Bu ise apaçık bir CAHİLİYE adetidir. Mekkeli müşrikler hazreti peygambere; “Ya Muhammet, biz seni dinlemek istiyoruz ama yanındaki fakir, işçi, köle ve esirleri kovmaz san yanına gelmeyiz” manasında sözler etmesi üzerine Allah u Teâlâ şu ayeti nazil etmiştir;

“Sabah akşam Rablerinin rızasını isteyerek ona yalvaranları huzurundan kovma” (Enam suresi ayet 52).

Demek ki Rabbimiz bizlerden insanları sosyal mevkilerine göre ayırarak menfaat sağladıklarımızı sevip, fakir fukaraya değer vermeyip onları horlamamızı istemiyor. Ve İslam bu davranışı Cahiliyet fikri olarak kabul edip şiddetle reddediyor.

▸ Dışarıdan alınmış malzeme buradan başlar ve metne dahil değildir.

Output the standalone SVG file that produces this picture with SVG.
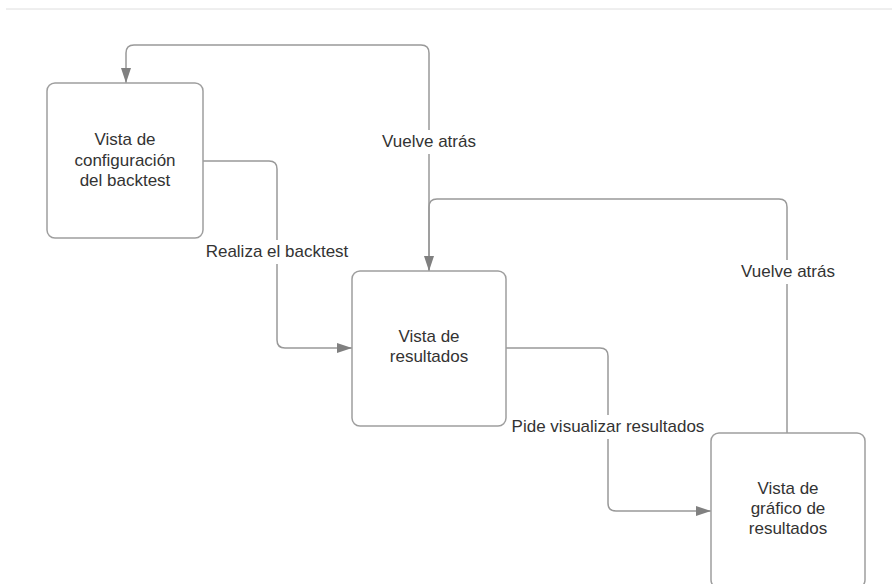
<svg xmlns="http://www.w3.org/2000/svg" width="892" height="584" viewBox="0 0 892 584">
<defs>
<style>
.node{fill:#fff;stroke:#9e9e9e;stroke-width:1.5}
.edge{fill:none;stroke:#999;stroke-width:1.5}
.t{font-family:"Liberation Sans",Arial,sans-serif;font-size:17px;fill:#333;text-anchor:middle}
.lbg{fill:#fff}
</style>
<marker id="arr" markerWidth="16" markerHeight="12" refX="15" refY="5" orient="auto" markerUnits="userSpaceOnUse">
<path d="M0,0 L15,5 L0,10 Z" fill="#808080"/>
</marker>
</defs>
<rect width="892" height="584" fill="#fff"/>
<line x1="6" y1="9" x2="892" y2="9" stroke="#dedede" stroke-width="1"/>
<g id="connectors">
<path class="edge" d="M429,271 L429,53 Q429,45 421,45 L134,45 Q126,45 126,53 L126,83" marker-end="url(#arr)"/>
<path class="edge" d="M787,433 L787,207 Q787,199 779,199 L437,199 Q429,199 429,207 L429,271" marker-end="url(#arr)"/>
<path class="edge" d="M203,161 L269,161 Q277,161 277,169 L277,340 Q277,348 285,348 L352,348" marker-end="url(#arr)"/>
<path class="edge" d="M506,348 L600,348 Q608,348 608,356 L608,503 Q608,511 616,511 L711,511" marker-end="url(#arr)"/>
<rect class="lbg" x="378" y="130" width="102" height="24"/>
<text class="t" x="429" y="147">Vuelve atrás</text>
<rect class="lbg" x="737" y="260" width="102" height="24"/>
<text class="t" x="788" y="277">Vuelve atrás</text>
<rect class="lbg" x="200" y="240" width="154" height="24"/>
<text class="t" x="277" y="257">Realiza el backtest</text>
<rect class="lbg" x="507" y="415" width="202" height="24"/>
<text class="t" x="608" y="432">Pide visualizar resultados</text>
</g>
<g id="node-config">
<rect class="node" x="47" y="83" width="156" height="155" rx="8"/>
<text class="t" x="125" y="145">Vista de</text>
<text class="t" x="125" y="165.5">configuración</text>
<text class="t" x="125" y="186">del backtest</text>
</g>
<g id="node-resultados">
<rect class="node" x="352" y="271" width="154" height="155" rx="8"/>
<text class="t" x="429" y="342">Vista de</text>
<text class="t" x="429" y="362">resultados</text>
</g>
<g id="node-grafico">
<rect class="node" x="711" y="433" width="154" height="155" rx="8"/>
<text class="t" x="788" y="494">Vista de</text>
<text class="t" x="788" y="514">gráfico de</text>
<text class="t" x="788" y="534">resultados</text>
</g>
</svg>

Zira, bizlere getirdiği son din İslamiyet le şereflendiren yüce peygamber şöyle buyuruyor;

“Allah sizin mallarınıza ve şekillerinize bakmaz, fakat o sizin kalplerinize ve amellerinize bakar”     (Müslim, Birr, 33; İbni mace Zühd, 9).

Evet Nasrettin hocanın Ahirete göçmesinin üzerinden koca bir yedi yüz yıl geçti. Ama hala insanların birçoğu mala, mülke, makama, diplomaya ve sosyal statüye olduğundan fazla önem verip bu konumdaki insanlara insan üstü varlıklarmış gibi davranıp onların teveccühünü kazanmayı bir marifet sayıp, bu konuma sahip olmayan kişileri hor görüp yok saymaya devam ediyorlar.

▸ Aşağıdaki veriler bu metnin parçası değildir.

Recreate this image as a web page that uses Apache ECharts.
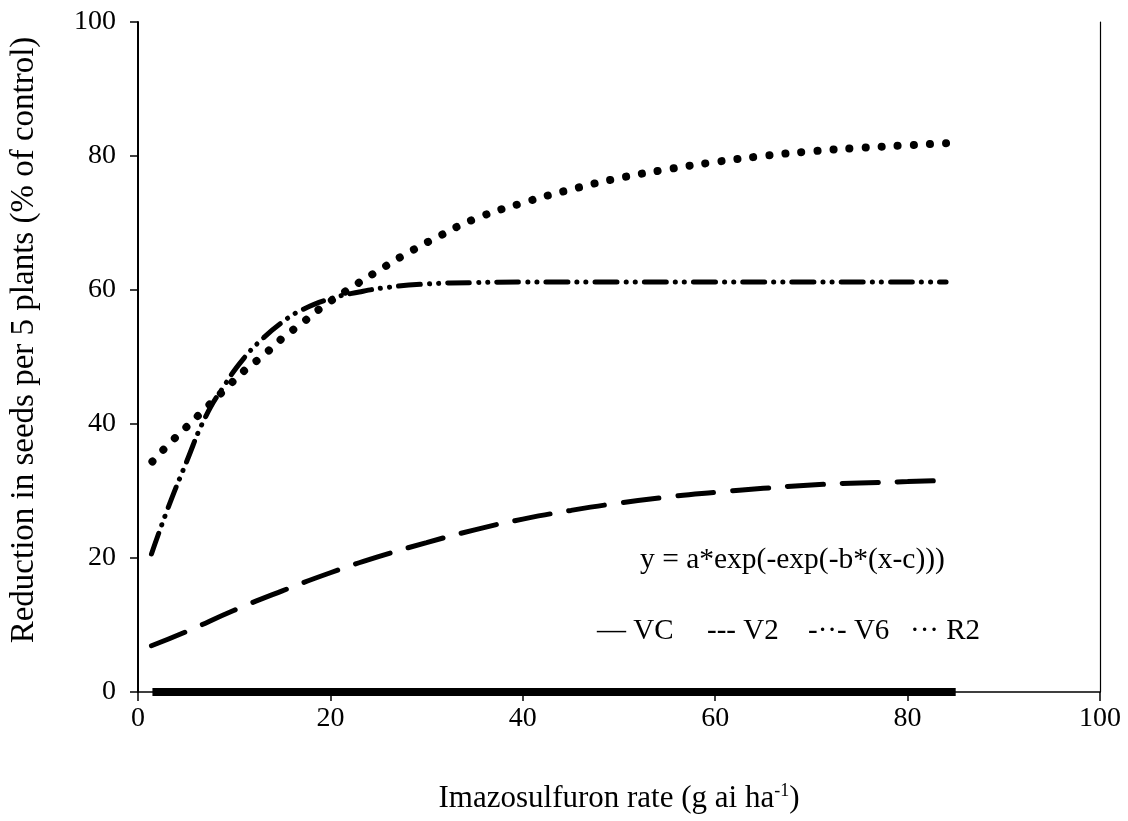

Aslında bu gibi davranışlar İslam’ın kabul etmediği “Cahiliyet” kalıntısı davranışlardır.

Bu hareketlerin temelinde, şerefi ve izzeti Allahtan ve dininden beklemek yerine makam ve mevki sahiplerine yakınlaşmakta görmektir.

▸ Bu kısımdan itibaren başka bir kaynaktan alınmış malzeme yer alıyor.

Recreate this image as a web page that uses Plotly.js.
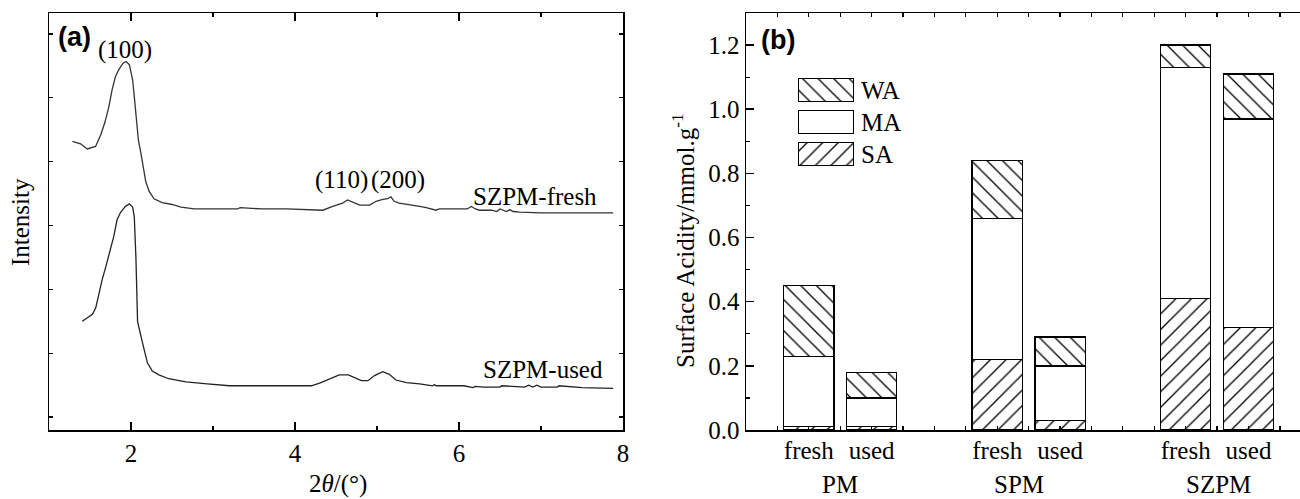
<!DOCTYPE html>
<html>
<head>
<meta charset="utf-8">
<script src="https://cdn.plot.ly/plotly-3.0.1.min.js"></script>
<style>
  html, body { margin: 0; padding: 0; background: #fff; }
  #chart { width: 1300px; height: 499px; }
</style>
</head>
<body>
<div id="chart"></div>
<script>
// (a) small-angle XRD patterns, intensity in arbitrary units (curves stacked)
const freshTheta = [1.285,1.385,1.466,1.568,1.63,1.68,1.73,1.77,1.81,1.85,1.9,1.94,1.98,2.02,2.04,2.06,2.09,2.12,2.15,2.18,2.22,2.28,2.38,2.5,2.61,2.77,3.0,3.3,3.33,3.6,3.9,4.22,4.34,4.46,4.58,4.64,4.70,4.79,4.91,4.99,5.07,5.13,5.17,5.21,5.27,5.40,5.52,5.60,5.68,5.72,5.76,6.0,6.1,6.15,6.2,6.25,6.4,6.46,6.50,6.58,6.62,6.66,6.74,7.0,7.4,7.88];
const freshInt   = [4.32,4.28,4.20,4.24,4.42,4.61,4.86,5.13,5.33,5.44,5.54,5.57,5.52,5.28,5.02,4.71,4.34,4.14,3.93,3.69,3.54,3.42,3.36,3.33,3.29,3.26,3.26,3.26,3.28,3.26,3.26,3.24,3.24,3.30,3.35,3.40,3.37,3.32,3.32,3.38,3.41,3.42,3.45,3.38,3.35,3.33,3.30,3.28,3.26,3.24,3.26,3.26,3.26,3.30,3.26,3.24,3.24,3.22,3.26,3.22,3.25,3.22,3.21,3.20,3.20,3.20];

const usedTheta = [1.405,1.47,1.53,1.57,1.61,1.65,1.69,1.73,1.79,1.83,1.87,1.93,1.98,2.02,2.04,2.06,2.08,2.12,2.16,2.20,2.26,2.34,2.46,2.67,2.93,3.20,3.6,4.0,4.2,4.30,4.38,4.46,4.54,4.65,4.73,4.81,4.89,4.97,5.07,5.15,5.23,5.36,5.52,5.68,5.70,5.72,6.06,6.17,6.2,6.3,6.5,6.52,6.8,6.85,6.9,6.95,7.0,7.2,7.22,7.5,7.88];
const usedInt   = [1.50,1.56,1.61,1.71,1.95,2.16,2.34,2.52,2.83,3.09,3.20,3.30,3.34,3.29,3.14,2.50,1.50,1.27,1.06,0.85,0.72,0.66,0.60,0.55,0.52,0.49,0.49,0.49,0.49,0.53,0.57,0.61,0.66,0.66,0.62,0.57,0.57,0.65,0.71,0.67,0.58,0.54,0.52,0.49,0.51,0.49,0.49,0.46,0.48,0.47,0.47,0.49,0.47,0.50,0.47,0.50,0.47,0.47,0.49,0.46,0.45];

// (b) surface acidity by strength, mmol/g
const samplePos    = [1, 2, 4, 5, 7, 8];
const sampleLabels = ['fresh', 'used', 'fresh', 'used', 'fresh', 'used'];
const groupNames   = ['PM', 'SPM', 'SZPM'];
const strongAcid   = [0.01, 0.01, 0.22, 0.03, 0.41, 0.32];
const mediumAcid   = [0.22, 0.09, 0.44, 0.17, 0.72, 0.65];
const weakAcid     = [0.22, 0.08, 0.18, 0.09, 0.07, 0.14];
const keyNames     = ['WA', 'MA', 'SA'];

const serif = "'Liberation Serif', 'Times New Roman', serif";
const sans = "'Liberation Sans', Arial, sans-serif";
const ink = '#000';
const FS = 25;

const hatch = (shape) => ({
  color: '#fff',
  line: { color: ink, width: 1.3 },
  pattern: { shape: shape, fgcolor: ink, bgcolor: '#fff', size: 11, solidity: 0.12, fillmode: 'replace' }
});
const styles = { WA: hatch('\\'), MA: hatch(''), SA: hatch('/') };

const traces = [
  { x: freshTheta, y: freshInt, xaxis: 'x', yaxis: 'y', type: 'scatter', mode: 'lines',
    line: { color: '#333', width: 1.3 }, hoverinfo: 'skip' },
  { x: usedTheta, y: usedInt, xaxis: 'x', yaxis: 'y', type: 'scatter', mode: 'lines',
    line: { color: '#222', width: 1.3 }, hoverinfo: 'skip' },
  { x: samplePos, y: strongAcid, xaxis: 'x2', yaxis: 'y2', type: 'bar', width: 0.8, marker: styles.SA },
  { x: samplePos, y: mediumAcid, xaxis: 'x2', yaxis: 'y2', type: 'bar', width: 0.8, marker: styles.MA },
  { x: samplePos, y: weakAcid,   xaxis: 'x2', yaxis: 'y2', type: 'bar', width: 0.8, marker: styles.WA },
  // carries the sample-name axis (fresh / used) so it is rendered; draws nothing itself
  { x: samplePos, y: strongAcid, xaxis: 'x4', yaxis: 'y2', type: 'scatter', mode: 'none', hoverinfo: 'skip' }
];

// key boxes: one horizontal bar per acid strength on a small dedicated axis
keyNames.forEach(name => {
  traces.push({ x: [1], y: [name], xaxis: 'x3', yaxis: 'y3', type: 'bar', orientation: 'h',
    width: 0.72, marker: styles[name], hoverinfo: 'skip' });
});

const W = 1300, plotTop = 13, plotBottom = 430, plotH = plotBottom - plotTop;
const py = (px) => (plotBottom - px) / plotH;

const frame = { showline: true, linecolor: ink, linewidth: 1.5, showgrid: false, zeroline: false };

const layout = {
  width: 1300, height: 499,
  margin: { l: 0, r: 0, t: plotTop, b: 499 - plotBottom },
  paper_bgcolor: '#fff', plot_bgcolor: '#fff',
  showlegend: false, barmode: 'stack', bargap: 0,
  font: { family: serif, size: FS, color: ink },
  xaxis: Object.assign({}, frame, {
    domain: [49 / W, 623 / W], range: [1, 8], anchor: 'y',
    tickmode: 'linear', tick0: 0, dtick: 2, ticks: 'inside', ticklen: 8, tickwidth: 1.5, tickcolor: ink,
    minor: { tick0: 1, dtick: 1, ticks: 'inside', ticklen: 4, tickwidth: 1.2, tickcolor: ink },
    mirror: 'ticks', tickfont: { family: serif, size: FS }
  }),
  yaxis: Object.assign({}, frame, {
    domain: [0, 1], range: [-0.203, 6.33], anchor: 'x',
    tickmode: 'linear', tick0: 0, dtick: 1, ticks: 'inside', ticklen: 4, tickwidth: 1.2, tickcolor: ink,
    showticklabels: false, mirror: 'ticks'
  }),
  xaxis2: Object.assign({}, frame, {
    domain: [746 / W, 1], range: [0, 8.82], anchor: 'y2',
    tickmode: 'linear', tick0: 0, dtick: 0.5, ticks: 'inside', ticklen: 4, tickwidth: 1.2, tickcolor: ink,
    showticklabels: false, mirror: 'ticks'
  }),
  xaxis4: {
    overlaying: 'x2', anchor: 'y2', range: [0, 8.82], side: 'bottom',
    tickmode: 'array', tickvals: samplePos, ticktext: sampleLabels,
    ticks: '', showline: false, showgrid: false, zeroline: false,
    ticklabelstandoff: 3, tickfont: { family: serif, size: FS }
  },
  yaxis2: Object.assign({}, frame, {
    domain: [0, 1], range: [0, 1.3], anchor: 'x2',
    tickmode: 'linear', tick0: 0, dtick: 0.2, tickformat: '.1f',
    ticks: 'inside', ticklen: 8, tickwidth: 1.5, tickcolor: ink,
    minor: { tick0: 0, dtick: 0.1, ticks: 'inside', ticklen: 4, tickwidth: 1.2, tickcolor: ink },
    tickfont: { family: serif, size: FS }
  }),
  xaxis3: { domain: [798 / W, 854 / W], range: [0, 1], anchor: 'y3', visible: false, fixedrange: true },
  yaxis3: {
    domain: [py(170), py(74)], anchor: 'x3', type: 'category',
    categoryorder: 'array', categoryarray: keyNames, autorange: 'reversed',
    side: 'right', ticks: '', showline: false, showgrid: false, zeroline: false,
    ticklabelstandoff: 6, tickfont: { family: serif, size: FS }
  },
  annotations: [
    { text: '<b>(a)</b>', xref: 'paper', yref: 'paper', x: 56 / W, y: py(37), xanchor: 'left', yanchor: 'middle',
      showarrow: false, font: { family: sans, size: 27 } },
    { text: '<b>(b)</b>', xref: 'paper', yref: 'paper', x: 759 / W, y: py(40), xanchor: 'left', yanchor: 'middle',
      showarrow: false, font: { family: sans, size: 27 } },
    { text: '(100)', xref: 'x', yref: 'y', x: 1.93, y: 5.75, showarrow: false, yanchor: 'middle' },
    { text: '(110)', xref: 'x', yref: 'y', x: 4.57, y: 3.72, showarrow: false, yanchor: 'middle' },
    { text: '(200)', xref: 'x', yref: 'y', x: 5.26, y: 3.72, showarrow: false, yanchor: 'middle' },
    { text: 'SZPM-fresh', xref: 'x', yref: 'y', x: 6.93, y: 3.46, showarrow: false, yanchor: 'middle' },
    { text: 'SZPM-used', xref: 'x', yref: 'y', x: 7.02, y: 0.75, showarrow: false, yanchor: 'middle' },
    { text: 'Intensity', xref: 'paper', yref: 'paper', x: 20 / W, y: py(222), textangle: -90,
      showarrow: false, xanchor: 'center', yanchor: 'middle' },
    { text: '2<i>θ</i>/(°)', xref: 'paper', yref: 'paper', x: 338 / W, y: py(499),
      showarrow: false, xanchor: 'center', yanchor: 'bottom', borderpad: 0 },
    { text: 'Surface Acidity/mmol.g<sup>-1</sup>', xref: 'paper', yref: 'paper', x: 683 / W, y: py(240),
      textangle: -90, showarrow: false, xanchor: 'center', yanchor: 'middle' },
    { text: groupNames[0], xref: 'x2', yref: 'paper', x: 1.49, y: py(499), showarrow: false, yanchor: 'bottom', borderpad: 0 },
    { text: groupNames[1], xref: 'x2', yref: 'paper', x: 4.35, y: py(499), showarrow: false, yanchor: 'bottom', borderpad: 0 },
    { text: groupNames[2], xref: 'x2', yref: 'paper', x: 7.52, y: py(499), showarrow: false, yanchor: 'bottom', borderpad: 0 }
  ]
};

Plotly.newPlot('chart', traces, layout, { staticPlot: true, displayModeBar: false });
</script>
</body>
</html>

Nasrettin hocanın bu fıkrasından bize düşen hisse;

Kişinin kılık kıyafetinden ve sahip olduğu mallardan ve işgal ettiği mevki ve makamdan ziyade, ahlakına, edebine, erdemine ve insanca davranışlarına önem vermemizdir.

Gerisi menfaatperestlikten başka bir şey değildir.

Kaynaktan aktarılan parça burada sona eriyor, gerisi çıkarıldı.